*INSTRUCTIONS TO FOLLOW*: Filter the records below for the word "this". Copy each line that holds it.

*SUPPLIED RECORDS*:
·····

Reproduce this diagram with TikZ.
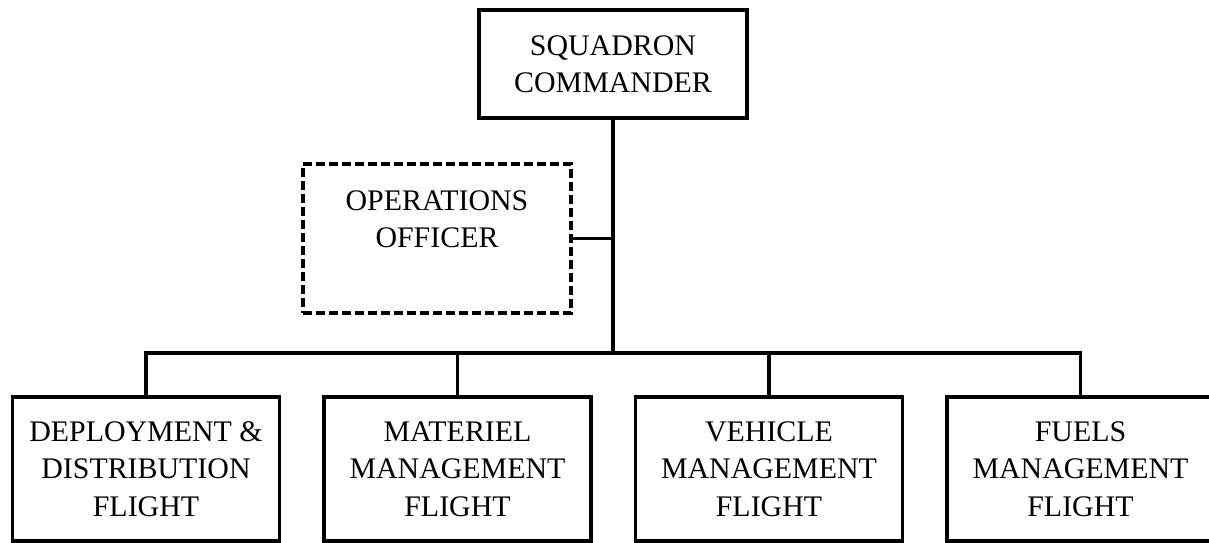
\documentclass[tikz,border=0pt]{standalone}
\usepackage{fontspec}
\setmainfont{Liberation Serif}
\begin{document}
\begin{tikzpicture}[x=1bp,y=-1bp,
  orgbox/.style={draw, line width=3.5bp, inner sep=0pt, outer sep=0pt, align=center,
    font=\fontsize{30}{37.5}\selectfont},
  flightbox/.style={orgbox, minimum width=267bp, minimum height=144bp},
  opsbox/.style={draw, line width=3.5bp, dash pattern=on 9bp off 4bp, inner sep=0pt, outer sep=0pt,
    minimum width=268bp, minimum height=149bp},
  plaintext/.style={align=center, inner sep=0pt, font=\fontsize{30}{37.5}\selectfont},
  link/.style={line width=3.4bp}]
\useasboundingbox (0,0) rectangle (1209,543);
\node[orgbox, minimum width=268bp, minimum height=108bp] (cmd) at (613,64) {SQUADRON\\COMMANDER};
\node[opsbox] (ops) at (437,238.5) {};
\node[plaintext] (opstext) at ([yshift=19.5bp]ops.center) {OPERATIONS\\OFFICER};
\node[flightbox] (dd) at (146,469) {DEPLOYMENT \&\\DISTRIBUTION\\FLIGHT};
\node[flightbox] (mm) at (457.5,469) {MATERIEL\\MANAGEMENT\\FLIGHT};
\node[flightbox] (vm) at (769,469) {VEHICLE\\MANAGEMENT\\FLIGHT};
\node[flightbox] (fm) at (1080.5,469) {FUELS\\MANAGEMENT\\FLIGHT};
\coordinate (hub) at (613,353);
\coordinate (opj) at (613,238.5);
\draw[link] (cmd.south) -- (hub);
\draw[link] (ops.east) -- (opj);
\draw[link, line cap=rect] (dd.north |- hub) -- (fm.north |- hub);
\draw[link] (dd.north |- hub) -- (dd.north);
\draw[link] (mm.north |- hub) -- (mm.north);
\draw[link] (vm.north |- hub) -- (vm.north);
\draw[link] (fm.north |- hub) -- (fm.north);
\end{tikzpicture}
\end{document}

·····

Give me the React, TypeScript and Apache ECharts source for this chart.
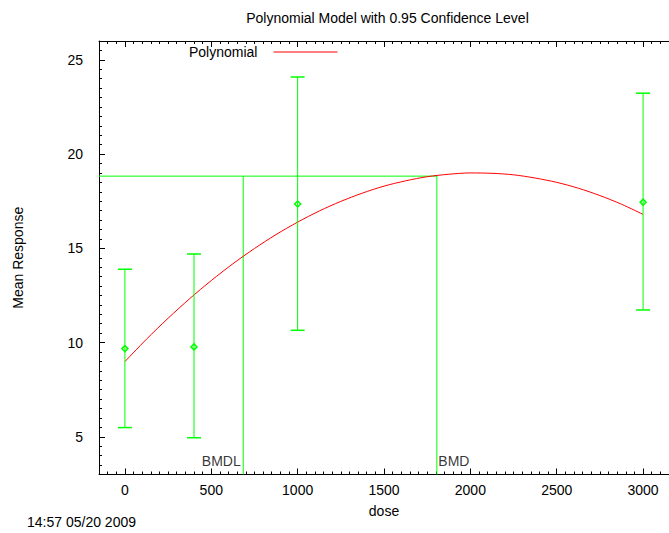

·····

*FULL RESPONSE*:
Reproduce this diagram with TikZ.
Give me the React, TypeScript and Apache ECharts source for this chart.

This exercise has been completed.